1. Juni 20211. 6. 2021
Interview: Christoph Böckmann


Herr Böhning, wie sehen die Jobs der Zukunft aus?

Björn Böhning: Neue Jobs entstehen da, wo Menschen besser sind als Maschinen. Menschliche Fähigkeiten wie Kreativität, Teamarbeit und Innovationskraft werden weiter gefragt sein. Zudem werden dort, wo Digitalisierung, Dekarbonisierung und Mobilität zusammentreffen, neue Jobs entstehen. Denn wir brauchen neue Produkte für eine klimaneutrale Gesellschaft. Im Gegenzug werden monotone Tätigkeiten wegfallen.


Von welcher Größenordnung sprechen wir?

Wir gehen davon aus, dass 5,3 Millionen Jobs bis 2040 wegfallen, dafür 3,6 Millionen neue entstehen. Die Differenz von 1,7 Millionen liegt an den Babyboomern, die in den kommenden Jahren in Rente gehen. Die Vorstellung, dass Transformation und Digitalisierung massenhaft Arbeitsplätze vernichtet, stimmt also nicht. Der immense Tausch von Arbeitsplätzen wird dennoch eine große Aufgabe.

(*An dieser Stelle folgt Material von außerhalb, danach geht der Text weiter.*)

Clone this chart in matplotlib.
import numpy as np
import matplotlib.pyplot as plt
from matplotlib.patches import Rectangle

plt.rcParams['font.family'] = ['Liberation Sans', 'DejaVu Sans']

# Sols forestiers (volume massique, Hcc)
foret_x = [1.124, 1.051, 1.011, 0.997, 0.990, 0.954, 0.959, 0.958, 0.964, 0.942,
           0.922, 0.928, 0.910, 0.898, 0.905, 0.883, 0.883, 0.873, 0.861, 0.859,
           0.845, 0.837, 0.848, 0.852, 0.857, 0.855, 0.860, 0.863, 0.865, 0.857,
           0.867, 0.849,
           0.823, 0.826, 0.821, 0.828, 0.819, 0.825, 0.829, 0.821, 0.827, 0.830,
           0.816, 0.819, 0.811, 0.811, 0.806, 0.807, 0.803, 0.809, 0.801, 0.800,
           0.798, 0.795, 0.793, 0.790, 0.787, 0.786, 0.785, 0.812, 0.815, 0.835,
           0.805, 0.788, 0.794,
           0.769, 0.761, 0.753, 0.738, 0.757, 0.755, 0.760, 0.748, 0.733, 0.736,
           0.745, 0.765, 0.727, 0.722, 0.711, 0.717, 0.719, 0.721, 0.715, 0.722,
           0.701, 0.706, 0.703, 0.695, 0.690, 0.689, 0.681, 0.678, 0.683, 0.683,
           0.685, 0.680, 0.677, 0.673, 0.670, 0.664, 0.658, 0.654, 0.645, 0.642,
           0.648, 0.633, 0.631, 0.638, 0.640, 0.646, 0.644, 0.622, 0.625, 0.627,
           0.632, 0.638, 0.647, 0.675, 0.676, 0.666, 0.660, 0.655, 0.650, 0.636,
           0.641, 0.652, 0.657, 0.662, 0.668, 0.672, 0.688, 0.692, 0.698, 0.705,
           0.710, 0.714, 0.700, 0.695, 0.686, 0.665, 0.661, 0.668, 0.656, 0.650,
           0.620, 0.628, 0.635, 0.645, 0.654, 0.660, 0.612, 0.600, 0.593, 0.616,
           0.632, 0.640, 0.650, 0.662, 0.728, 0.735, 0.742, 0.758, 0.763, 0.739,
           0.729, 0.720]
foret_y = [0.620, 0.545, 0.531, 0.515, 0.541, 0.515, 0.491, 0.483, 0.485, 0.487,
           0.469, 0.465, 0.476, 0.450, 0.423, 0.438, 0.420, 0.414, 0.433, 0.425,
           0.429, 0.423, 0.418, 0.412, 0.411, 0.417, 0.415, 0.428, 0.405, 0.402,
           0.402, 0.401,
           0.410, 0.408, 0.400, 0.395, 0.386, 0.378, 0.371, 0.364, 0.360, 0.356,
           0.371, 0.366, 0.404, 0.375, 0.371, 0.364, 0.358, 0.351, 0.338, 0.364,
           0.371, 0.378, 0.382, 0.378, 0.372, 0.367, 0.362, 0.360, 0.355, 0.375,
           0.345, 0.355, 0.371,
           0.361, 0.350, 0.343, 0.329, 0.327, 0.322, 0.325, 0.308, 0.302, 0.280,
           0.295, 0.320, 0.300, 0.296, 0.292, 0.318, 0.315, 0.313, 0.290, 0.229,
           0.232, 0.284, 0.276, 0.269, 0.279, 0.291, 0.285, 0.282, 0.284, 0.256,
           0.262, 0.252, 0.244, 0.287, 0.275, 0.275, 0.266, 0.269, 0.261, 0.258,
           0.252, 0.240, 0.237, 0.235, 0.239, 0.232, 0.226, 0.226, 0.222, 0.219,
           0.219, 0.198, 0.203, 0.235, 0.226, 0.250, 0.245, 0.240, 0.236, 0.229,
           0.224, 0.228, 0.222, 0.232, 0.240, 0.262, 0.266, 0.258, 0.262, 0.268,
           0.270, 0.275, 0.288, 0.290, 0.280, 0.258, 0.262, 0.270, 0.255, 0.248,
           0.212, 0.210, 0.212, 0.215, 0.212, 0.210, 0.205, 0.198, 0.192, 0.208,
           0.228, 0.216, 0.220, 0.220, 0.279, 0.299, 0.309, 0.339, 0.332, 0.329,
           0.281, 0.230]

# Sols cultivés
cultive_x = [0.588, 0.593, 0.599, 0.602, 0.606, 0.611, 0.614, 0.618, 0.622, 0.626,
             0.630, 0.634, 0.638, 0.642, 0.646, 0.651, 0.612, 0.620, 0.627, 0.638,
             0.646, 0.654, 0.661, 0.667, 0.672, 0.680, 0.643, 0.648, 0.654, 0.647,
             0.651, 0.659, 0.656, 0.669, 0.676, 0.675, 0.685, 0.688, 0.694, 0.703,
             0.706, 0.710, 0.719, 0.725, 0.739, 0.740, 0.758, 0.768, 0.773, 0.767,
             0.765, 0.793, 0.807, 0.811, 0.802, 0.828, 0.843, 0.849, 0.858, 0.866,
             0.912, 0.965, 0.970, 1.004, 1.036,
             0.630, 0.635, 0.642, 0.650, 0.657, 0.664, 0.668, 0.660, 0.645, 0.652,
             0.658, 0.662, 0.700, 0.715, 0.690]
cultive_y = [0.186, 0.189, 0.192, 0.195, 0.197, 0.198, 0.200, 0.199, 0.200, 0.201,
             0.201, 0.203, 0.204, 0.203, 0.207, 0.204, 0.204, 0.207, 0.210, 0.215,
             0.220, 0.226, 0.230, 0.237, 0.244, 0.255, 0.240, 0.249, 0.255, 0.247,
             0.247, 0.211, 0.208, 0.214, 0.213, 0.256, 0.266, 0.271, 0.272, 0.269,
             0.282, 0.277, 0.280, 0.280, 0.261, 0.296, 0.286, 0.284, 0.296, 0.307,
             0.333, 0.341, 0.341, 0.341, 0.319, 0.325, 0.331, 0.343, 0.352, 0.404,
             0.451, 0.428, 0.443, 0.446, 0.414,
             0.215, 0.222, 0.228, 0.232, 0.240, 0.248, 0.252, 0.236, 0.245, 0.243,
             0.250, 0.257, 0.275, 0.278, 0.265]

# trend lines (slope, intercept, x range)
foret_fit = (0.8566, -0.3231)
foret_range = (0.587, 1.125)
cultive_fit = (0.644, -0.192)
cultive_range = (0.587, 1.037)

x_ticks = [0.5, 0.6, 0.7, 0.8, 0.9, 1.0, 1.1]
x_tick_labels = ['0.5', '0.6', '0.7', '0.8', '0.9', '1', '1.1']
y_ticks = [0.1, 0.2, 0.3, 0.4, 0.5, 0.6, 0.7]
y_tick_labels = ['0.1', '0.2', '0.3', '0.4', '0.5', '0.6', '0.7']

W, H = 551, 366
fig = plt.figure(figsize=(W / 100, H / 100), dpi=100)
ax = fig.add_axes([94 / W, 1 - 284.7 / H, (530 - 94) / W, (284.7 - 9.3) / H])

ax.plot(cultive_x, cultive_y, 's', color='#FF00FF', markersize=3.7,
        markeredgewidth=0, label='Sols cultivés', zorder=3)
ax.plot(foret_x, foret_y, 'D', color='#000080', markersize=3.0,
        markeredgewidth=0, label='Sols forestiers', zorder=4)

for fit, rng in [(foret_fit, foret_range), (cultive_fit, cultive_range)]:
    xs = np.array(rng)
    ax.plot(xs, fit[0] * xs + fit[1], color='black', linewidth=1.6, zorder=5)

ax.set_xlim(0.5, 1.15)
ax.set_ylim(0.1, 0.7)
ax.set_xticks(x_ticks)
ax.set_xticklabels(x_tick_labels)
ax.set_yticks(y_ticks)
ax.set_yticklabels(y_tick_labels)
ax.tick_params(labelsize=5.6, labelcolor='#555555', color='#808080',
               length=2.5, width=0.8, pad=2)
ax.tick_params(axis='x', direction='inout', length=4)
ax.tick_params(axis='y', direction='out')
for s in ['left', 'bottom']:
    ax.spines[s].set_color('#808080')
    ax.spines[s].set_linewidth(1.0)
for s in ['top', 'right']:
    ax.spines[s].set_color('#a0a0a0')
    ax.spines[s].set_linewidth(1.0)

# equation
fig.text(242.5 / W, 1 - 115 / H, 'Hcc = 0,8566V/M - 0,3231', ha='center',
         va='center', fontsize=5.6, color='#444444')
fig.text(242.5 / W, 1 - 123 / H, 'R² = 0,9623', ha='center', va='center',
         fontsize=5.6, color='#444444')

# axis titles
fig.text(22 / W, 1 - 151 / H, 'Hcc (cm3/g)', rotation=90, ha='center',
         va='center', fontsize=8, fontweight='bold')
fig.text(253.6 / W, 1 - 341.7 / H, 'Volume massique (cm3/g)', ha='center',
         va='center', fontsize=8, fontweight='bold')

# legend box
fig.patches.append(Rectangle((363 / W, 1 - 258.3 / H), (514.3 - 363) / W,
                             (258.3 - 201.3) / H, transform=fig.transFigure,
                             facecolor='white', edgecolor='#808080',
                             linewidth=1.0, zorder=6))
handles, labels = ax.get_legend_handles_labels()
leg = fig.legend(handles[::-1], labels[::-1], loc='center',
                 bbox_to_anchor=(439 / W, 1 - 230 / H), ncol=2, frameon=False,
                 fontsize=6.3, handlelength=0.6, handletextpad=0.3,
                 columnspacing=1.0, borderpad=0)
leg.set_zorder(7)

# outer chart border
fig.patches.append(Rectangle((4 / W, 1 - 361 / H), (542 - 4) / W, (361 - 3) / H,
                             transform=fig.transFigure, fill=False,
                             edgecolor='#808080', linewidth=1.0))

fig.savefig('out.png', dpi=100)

Wie sieht diese Aufgabe genau aus?

Es besteht die Gefahr einer Polarisierung: Dass es sehr gut bezahlte Jobs für Hochqualifizierte geben wird, für Geringqualifizierte aber nur prekäre Jobs. Dem müssen wir entgegenwirken. Gewerkschaften können mit Tarifverträgen für gute Arbeitsbedingungen sorgen. Die Politik muss alle von der Transformation Betroffenen durch Qualifizierung unterstützen und ihnen durch Weiterbildung mehr Aufstiegschancen verschaffen.

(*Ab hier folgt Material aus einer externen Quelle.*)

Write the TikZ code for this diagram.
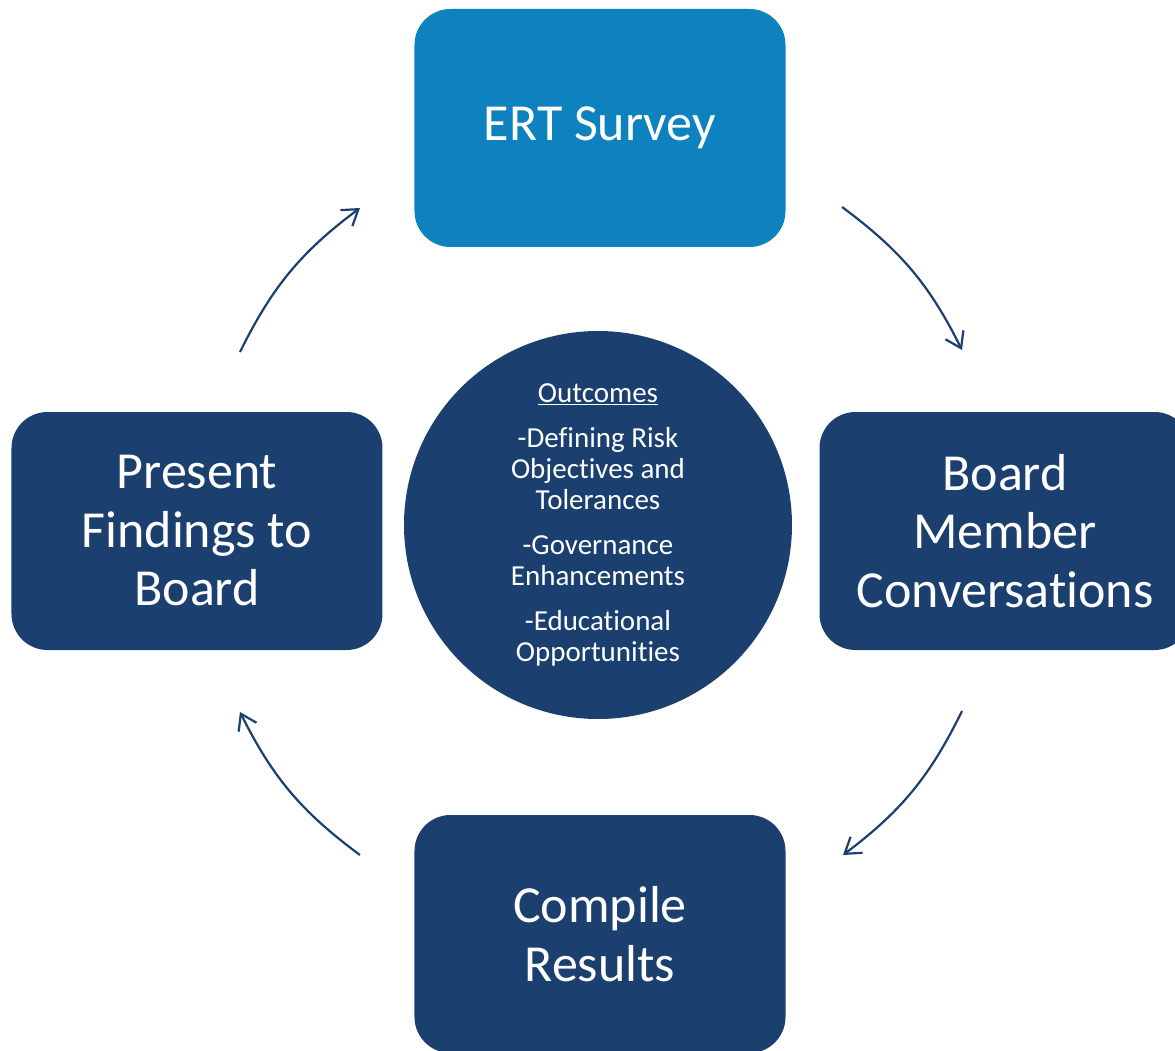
\documentclass[tikz,border=0pt]{standalone}
\usepackage{fontspec}
\setmainfont{Carlito}[Ligatures=NoCommon]
\usetikzlibrary{arrows.meta}

\definecolor{navy}{RGB}{27,64,112}
\definecolor{sky}{RGB}{14,129,191}

\tikzset{
  stage/.style={rectangle, rounded corners=36pt, fill=navy, text=white,
    minimum width=371pt, minimum height=238pt, inner sep=0pt,
    align=center, font=\fontsize{52}{58.5}\selectfont},
  hub/.style={circle, fill=navy, text=white, minimum size=388pt, inner sep=0pt,
    align=center, font=\fontsize{29}{31}\selectfont},
  flow/.style={navy, line width=2.2pt, -{Straight Barb[length=15pt,width=20pt]}}
}

\begin{document}
\begin{tikzpicture}[x=1pt, y=1pt]
        \useasboundingbox (-598,-525) rectangle (577,525);

        \node[hub] (outcomes) at (0,0) {\underline{Outcomes}\\[14pt]
            -Defining Risk\\Objectives and\\Tolerances\\[14pt]
            -Governance\\Enhancements\\[14pt]
            -Educational\\Opportunities};

        \node[stage, fill=sky] (survey) at (2,397) {ERT Survey};
        \node[stage] (talks) at (407,-6) {Board\\Member\\Conversations};
        \node[stage] (results) at (2,-409) {Compile\\Results};
        \node[stage] (findings) at (-401,-6) {Present\\Findings to\\Board};

        % arrow ends round the hub
        \coordinate (a1) at (-358,173);  \coordinate (b1) at (-238,317);
        \coordinate (a2) at (244,318);   \coordinate (b2) at (364,175);
        \coordinate (a3) at (364,-186);  \coordinate (b3) at (245,-330);
        \coordinate (a4) at (-238,-330); \coordinate (b4) at (-358,-187);

        \foreach \i in {1, 2, 3, 4}
            \draw[flow] (a\i) to[bend left=13.5] (b\i);
    \end{tikzpicture}
\end{document}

„Qualifizierung ist der Schlüssel“, sagen Sie. Betriebsräte berichten uns jedoch, dass Qualifizierung in vielen Betrieben zu kurz kommt. Woran hakt es?

In Deutschland tun die kleinen und mittleren Unternehmen (KMU) noch immer zu wenig für Weiterbildung. Wir müssen die KMU ermahnen, hier aktiver zu werden. Im Bundesarbeitsministerium haben wir deshalb im letzten Jahr das Programm „Aufbau von Weiterbildungsverbünden“ auf den Weg gebracht. Wir helfen, Kooperationen zwischen Unternehmen und Bildungs- sowie Beratungseinrichtungen aufzubauen, den Weiterbildungsbedarf der Beschäftigten zu identifizieren, und wir beraten die KMU. Auch unsere gemeinsame Initiative mit der IG Metall, Kurzarbeit mit Weiterbildung zu verknüpfen, wird helfen, Qualifizierung in den Betrieben voranzubringen.   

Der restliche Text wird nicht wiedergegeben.